### Task instructions:
Line by line, repeat the data below exactly, beginning at the first line and ending at the line with "(0,0) rectangle (1272,1798);". Omit pictures.

### Information provided:
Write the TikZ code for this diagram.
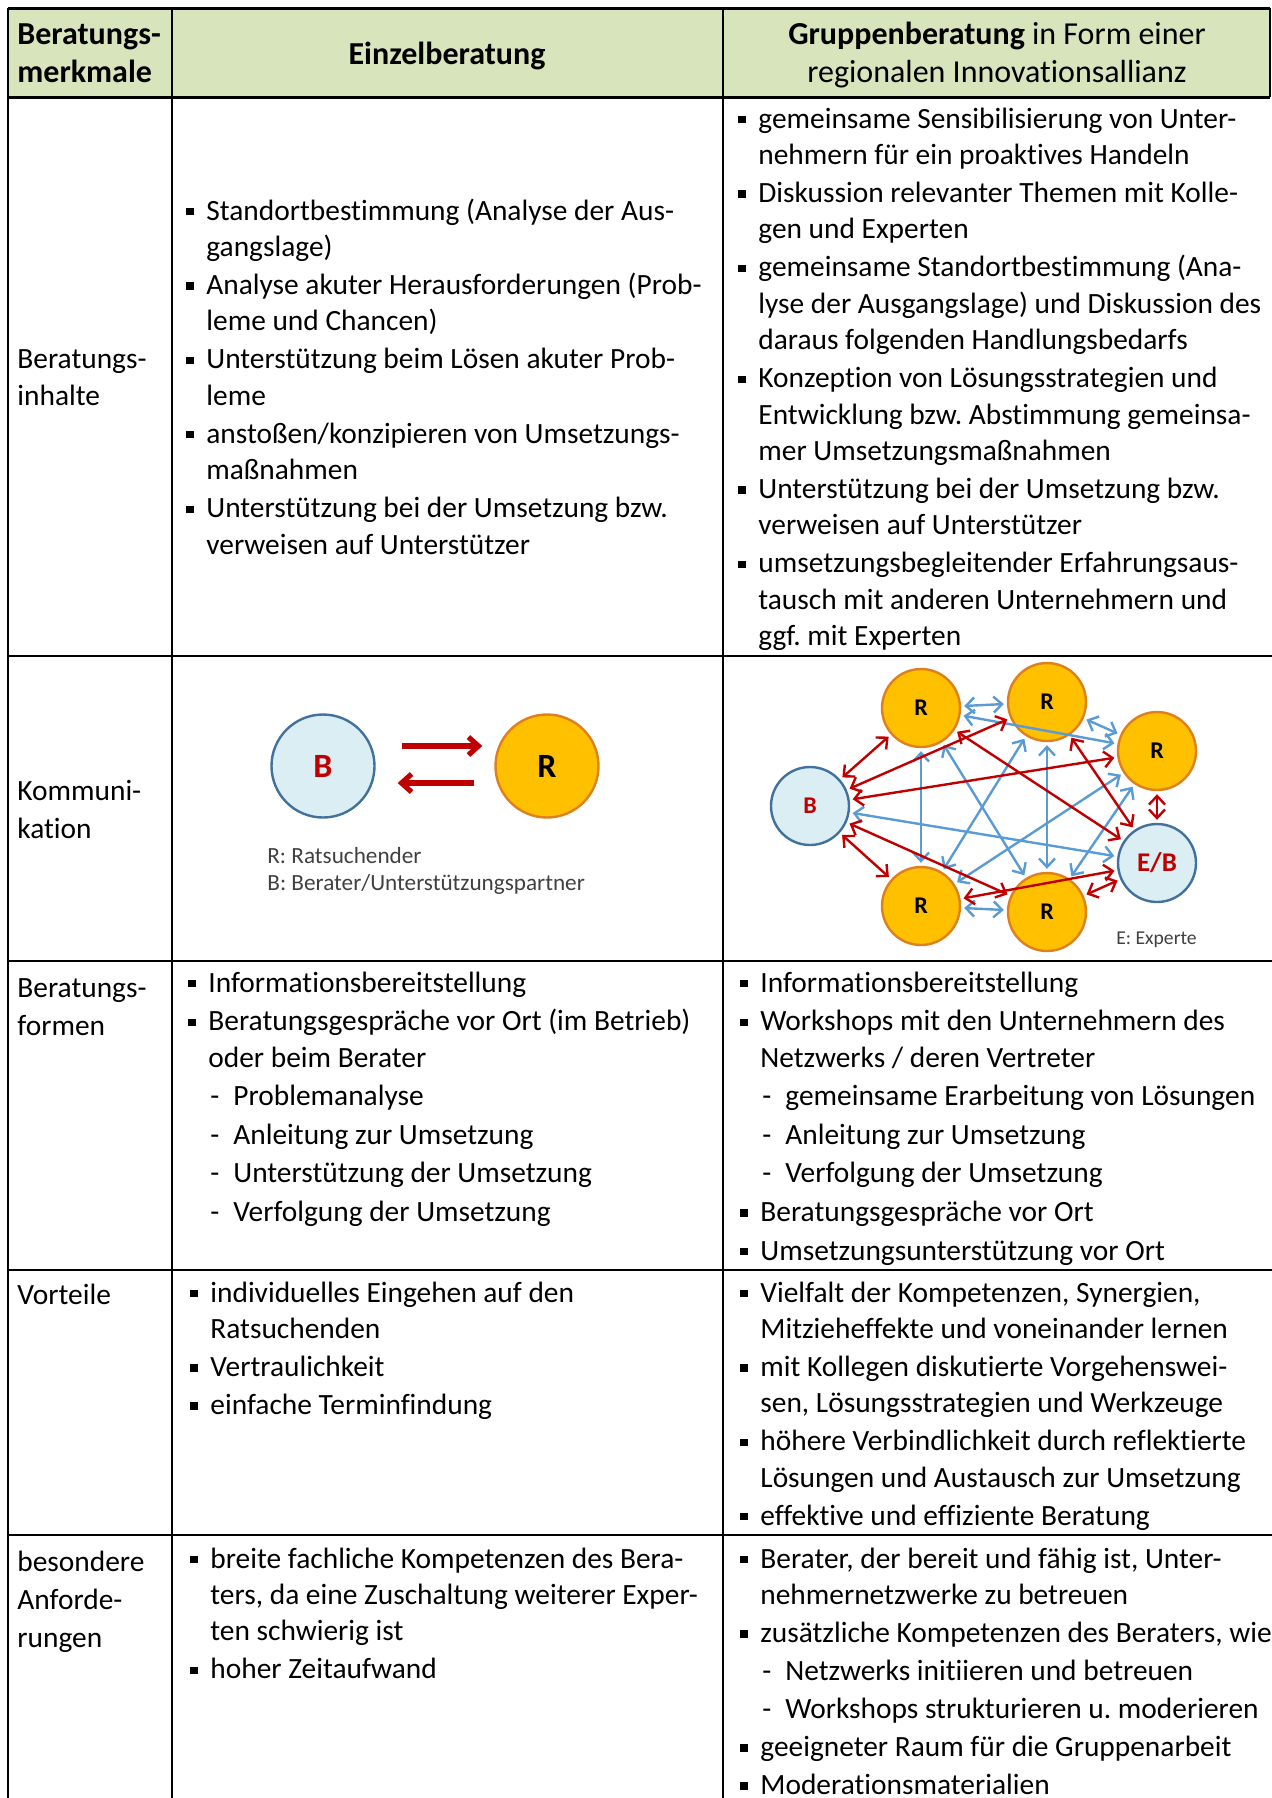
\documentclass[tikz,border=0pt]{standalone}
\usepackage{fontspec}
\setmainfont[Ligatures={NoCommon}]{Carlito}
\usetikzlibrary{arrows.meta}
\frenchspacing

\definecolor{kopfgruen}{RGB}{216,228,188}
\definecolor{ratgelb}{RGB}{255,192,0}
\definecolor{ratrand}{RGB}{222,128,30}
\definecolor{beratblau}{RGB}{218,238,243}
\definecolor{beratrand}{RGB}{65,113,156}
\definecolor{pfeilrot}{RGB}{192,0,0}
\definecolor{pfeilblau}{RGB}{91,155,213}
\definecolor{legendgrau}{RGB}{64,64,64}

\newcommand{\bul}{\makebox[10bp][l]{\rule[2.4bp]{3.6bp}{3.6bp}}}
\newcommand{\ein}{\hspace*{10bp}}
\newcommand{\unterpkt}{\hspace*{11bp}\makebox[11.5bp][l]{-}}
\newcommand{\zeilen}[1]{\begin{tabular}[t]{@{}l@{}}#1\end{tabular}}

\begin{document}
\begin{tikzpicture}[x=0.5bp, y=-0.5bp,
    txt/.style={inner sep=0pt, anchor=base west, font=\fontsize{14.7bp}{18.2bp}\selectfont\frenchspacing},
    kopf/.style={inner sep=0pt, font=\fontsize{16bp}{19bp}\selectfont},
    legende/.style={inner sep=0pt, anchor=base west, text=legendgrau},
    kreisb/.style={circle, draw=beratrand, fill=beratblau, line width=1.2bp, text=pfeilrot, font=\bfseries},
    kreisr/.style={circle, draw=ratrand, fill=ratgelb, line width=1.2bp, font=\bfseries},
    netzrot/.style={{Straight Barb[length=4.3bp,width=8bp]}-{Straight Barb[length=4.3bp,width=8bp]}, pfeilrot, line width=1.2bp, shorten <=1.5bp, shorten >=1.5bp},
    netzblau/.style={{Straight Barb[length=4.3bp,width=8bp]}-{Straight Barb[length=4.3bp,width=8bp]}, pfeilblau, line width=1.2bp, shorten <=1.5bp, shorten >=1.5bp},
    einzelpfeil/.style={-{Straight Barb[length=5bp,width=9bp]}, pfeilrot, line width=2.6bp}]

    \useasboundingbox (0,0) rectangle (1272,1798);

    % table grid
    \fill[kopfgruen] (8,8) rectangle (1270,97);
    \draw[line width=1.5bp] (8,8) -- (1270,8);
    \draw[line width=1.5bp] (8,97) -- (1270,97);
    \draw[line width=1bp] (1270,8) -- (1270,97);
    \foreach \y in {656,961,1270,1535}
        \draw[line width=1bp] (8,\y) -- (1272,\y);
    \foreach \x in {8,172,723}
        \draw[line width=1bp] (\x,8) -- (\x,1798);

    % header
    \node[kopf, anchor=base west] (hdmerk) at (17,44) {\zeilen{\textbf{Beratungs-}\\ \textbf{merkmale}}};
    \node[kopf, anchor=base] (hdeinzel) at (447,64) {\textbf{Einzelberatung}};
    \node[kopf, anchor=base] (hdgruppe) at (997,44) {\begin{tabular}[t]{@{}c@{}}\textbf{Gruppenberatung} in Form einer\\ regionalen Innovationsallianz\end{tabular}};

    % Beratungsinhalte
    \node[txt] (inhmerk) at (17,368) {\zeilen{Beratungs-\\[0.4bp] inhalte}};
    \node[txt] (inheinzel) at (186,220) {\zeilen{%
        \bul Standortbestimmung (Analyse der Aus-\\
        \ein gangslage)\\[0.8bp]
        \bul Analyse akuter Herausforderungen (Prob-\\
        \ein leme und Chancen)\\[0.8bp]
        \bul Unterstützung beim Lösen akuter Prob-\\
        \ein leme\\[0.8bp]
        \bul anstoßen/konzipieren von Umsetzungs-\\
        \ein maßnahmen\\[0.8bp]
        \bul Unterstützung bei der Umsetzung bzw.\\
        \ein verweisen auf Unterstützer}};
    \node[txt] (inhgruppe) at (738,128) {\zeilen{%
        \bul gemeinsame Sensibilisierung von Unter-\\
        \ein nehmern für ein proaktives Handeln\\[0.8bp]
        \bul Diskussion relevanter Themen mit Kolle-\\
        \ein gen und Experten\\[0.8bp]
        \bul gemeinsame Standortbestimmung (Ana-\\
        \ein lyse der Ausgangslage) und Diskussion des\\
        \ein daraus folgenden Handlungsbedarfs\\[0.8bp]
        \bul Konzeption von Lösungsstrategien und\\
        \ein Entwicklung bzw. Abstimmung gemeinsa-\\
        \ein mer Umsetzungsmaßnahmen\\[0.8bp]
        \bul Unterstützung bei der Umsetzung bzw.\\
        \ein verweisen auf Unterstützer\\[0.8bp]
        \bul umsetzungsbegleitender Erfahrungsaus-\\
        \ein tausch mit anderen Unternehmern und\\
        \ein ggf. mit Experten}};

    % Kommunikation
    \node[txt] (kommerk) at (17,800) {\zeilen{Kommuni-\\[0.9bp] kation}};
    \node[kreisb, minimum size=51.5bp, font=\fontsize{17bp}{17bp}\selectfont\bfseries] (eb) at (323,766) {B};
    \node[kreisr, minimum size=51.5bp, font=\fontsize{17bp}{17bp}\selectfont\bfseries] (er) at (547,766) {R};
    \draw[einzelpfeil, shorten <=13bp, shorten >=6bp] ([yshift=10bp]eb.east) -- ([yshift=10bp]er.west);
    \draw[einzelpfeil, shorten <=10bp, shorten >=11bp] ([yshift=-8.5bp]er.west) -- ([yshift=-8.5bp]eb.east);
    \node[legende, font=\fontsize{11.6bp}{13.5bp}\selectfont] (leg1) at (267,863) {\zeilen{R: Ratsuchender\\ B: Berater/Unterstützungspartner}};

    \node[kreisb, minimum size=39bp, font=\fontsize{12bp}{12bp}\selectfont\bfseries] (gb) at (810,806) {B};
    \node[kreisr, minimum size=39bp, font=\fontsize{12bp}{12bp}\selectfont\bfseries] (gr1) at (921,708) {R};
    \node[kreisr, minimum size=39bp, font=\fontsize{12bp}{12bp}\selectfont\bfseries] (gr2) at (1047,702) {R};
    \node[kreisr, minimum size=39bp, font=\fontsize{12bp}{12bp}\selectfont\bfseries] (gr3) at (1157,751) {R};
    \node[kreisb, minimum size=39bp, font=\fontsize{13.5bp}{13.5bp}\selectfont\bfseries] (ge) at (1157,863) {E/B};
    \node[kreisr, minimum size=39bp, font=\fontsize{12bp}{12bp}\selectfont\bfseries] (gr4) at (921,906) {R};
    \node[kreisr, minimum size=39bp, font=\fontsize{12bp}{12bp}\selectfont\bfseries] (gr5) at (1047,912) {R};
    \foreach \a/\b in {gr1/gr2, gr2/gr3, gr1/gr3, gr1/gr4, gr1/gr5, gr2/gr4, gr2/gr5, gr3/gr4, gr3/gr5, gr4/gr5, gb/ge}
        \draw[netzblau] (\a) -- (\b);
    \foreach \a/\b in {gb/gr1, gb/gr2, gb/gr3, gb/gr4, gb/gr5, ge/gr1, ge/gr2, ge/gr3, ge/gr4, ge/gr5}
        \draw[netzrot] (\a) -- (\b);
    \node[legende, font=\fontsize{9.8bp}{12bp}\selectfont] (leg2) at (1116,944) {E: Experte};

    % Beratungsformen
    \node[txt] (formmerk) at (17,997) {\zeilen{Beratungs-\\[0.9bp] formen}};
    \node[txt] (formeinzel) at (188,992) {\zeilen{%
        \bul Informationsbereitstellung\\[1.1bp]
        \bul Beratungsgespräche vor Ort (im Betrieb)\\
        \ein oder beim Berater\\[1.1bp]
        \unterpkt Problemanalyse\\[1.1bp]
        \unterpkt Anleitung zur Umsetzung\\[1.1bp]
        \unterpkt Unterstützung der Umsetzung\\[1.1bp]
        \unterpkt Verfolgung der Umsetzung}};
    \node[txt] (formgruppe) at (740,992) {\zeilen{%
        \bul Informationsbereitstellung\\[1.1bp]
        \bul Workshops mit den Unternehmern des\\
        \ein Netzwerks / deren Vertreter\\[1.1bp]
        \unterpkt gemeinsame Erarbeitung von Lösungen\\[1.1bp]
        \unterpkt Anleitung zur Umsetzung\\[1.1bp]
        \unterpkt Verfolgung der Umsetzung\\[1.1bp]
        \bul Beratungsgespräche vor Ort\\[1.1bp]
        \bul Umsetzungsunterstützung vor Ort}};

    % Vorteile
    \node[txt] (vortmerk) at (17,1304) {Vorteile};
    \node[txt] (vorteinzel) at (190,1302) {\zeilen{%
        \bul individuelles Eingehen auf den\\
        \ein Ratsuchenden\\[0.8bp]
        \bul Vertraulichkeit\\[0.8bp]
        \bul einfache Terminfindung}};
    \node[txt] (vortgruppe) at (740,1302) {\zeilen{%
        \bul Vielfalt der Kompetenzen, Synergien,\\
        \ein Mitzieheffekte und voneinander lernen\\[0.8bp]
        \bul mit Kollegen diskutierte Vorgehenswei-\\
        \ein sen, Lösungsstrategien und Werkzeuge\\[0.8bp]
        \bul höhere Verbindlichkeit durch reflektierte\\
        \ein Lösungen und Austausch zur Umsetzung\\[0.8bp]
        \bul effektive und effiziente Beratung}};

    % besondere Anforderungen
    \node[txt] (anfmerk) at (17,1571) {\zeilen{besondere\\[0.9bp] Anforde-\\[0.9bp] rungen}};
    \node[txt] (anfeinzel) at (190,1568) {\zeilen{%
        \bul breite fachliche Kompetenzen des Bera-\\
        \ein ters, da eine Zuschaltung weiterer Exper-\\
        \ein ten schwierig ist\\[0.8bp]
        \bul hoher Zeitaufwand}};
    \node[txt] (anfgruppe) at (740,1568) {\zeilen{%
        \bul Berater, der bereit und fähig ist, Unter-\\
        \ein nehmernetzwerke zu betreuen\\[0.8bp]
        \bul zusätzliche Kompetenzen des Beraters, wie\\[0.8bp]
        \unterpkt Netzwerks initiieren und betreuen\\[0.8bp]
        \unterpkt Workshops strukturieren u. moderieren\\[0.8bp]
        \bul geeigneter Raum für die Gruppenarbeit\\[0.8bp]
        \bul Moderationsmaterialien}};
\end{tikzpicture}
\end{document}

### In response:
Write the TikZ code for this diagram.
\documentclass[tikz,border=0pt]{standalone}
\usepackage{fontspec}
\setmainfont[Ligatures={NoCommon}]{Carlito}
\usetikzlibrary{arrows.meta}
\frenchspacing

\definecolor{kopfgruen}{RGB}{216,228,188}
\definecolor{ratgelb}{RGB}{255,192,0}
\definecolor{ratrand}{RGB}{222,128,30}
\definecolor{beratblau}{RGB}{218,238,243}
\definecolor{beratrand}{RGB}{65,113,156}
\definecolor{pfeilrot}{RGB}{192,0,0}
\definecolor{pfeilblau}{RGB}{91,155,213}
\definecolor{legendgrau}{RGB}{64,64,64}

\newcommand{\bul}{\makebox[10bp][l]{\rule[2.4bp]{3.6bp}{3.6bp}}}
\newcommand{\ein}{\hspace*{10bp}}
\newcommand{\unterpkt}{\hspace*{11bp}\makebox[11.5bp][l]{-}}
\newcommand{\zeilen}[1]{\begin{tabular}[t]{@{}l@{}}#1\end{tabular}}

\begin{document}
\begin{tikzpicture}[x=0.5bp, y=-0.5bp,
    txt/.style={inner sep=0pt, anchor=base west, font=\fontsize{14.7bp}{18.2bp}\selectfont\frenchspacing},
    kopf/.style={inner sep=0pt, font=\fontsize{16bp}{19bp}\selectfont},
    legende/.style={inner sep=0pt, anchor=base west, text=legendgrau},
    kreisb/.style={circle, draw=beratrand, fill=beratblau, line width=1.2bp, text=pfeilrot, font=\bfseries},
    kreisr/.style={circle, draw=ratrand, fill=ratgelb, line width=1.2bp, font=\bfseries},
    netzrot/.style={{Straight Barb[length=4.3bp,width=8bp]}-{Straight Barb[length=4.3bp,width=8bp]}, pfeilrot, line width=1.2bp, shorten <=1.5bp, shorten >=1.5bp},
    netzblau/.style={{Straight Barb[length=4.3bp,width=8bp]}-{Straight Barb[length=4.3bp,width=8bp]}, pfeilblau, line width=1.2bp, shorten <=1.5bp, shorten >=1.5bp},
    einzelpfeil/.style={-{Straight Barb[length=5bp,width=9bp]}, pfeilrot, line width=2.6bp}]

    \useasboundingbox (0,0) rectangle (1272,1798);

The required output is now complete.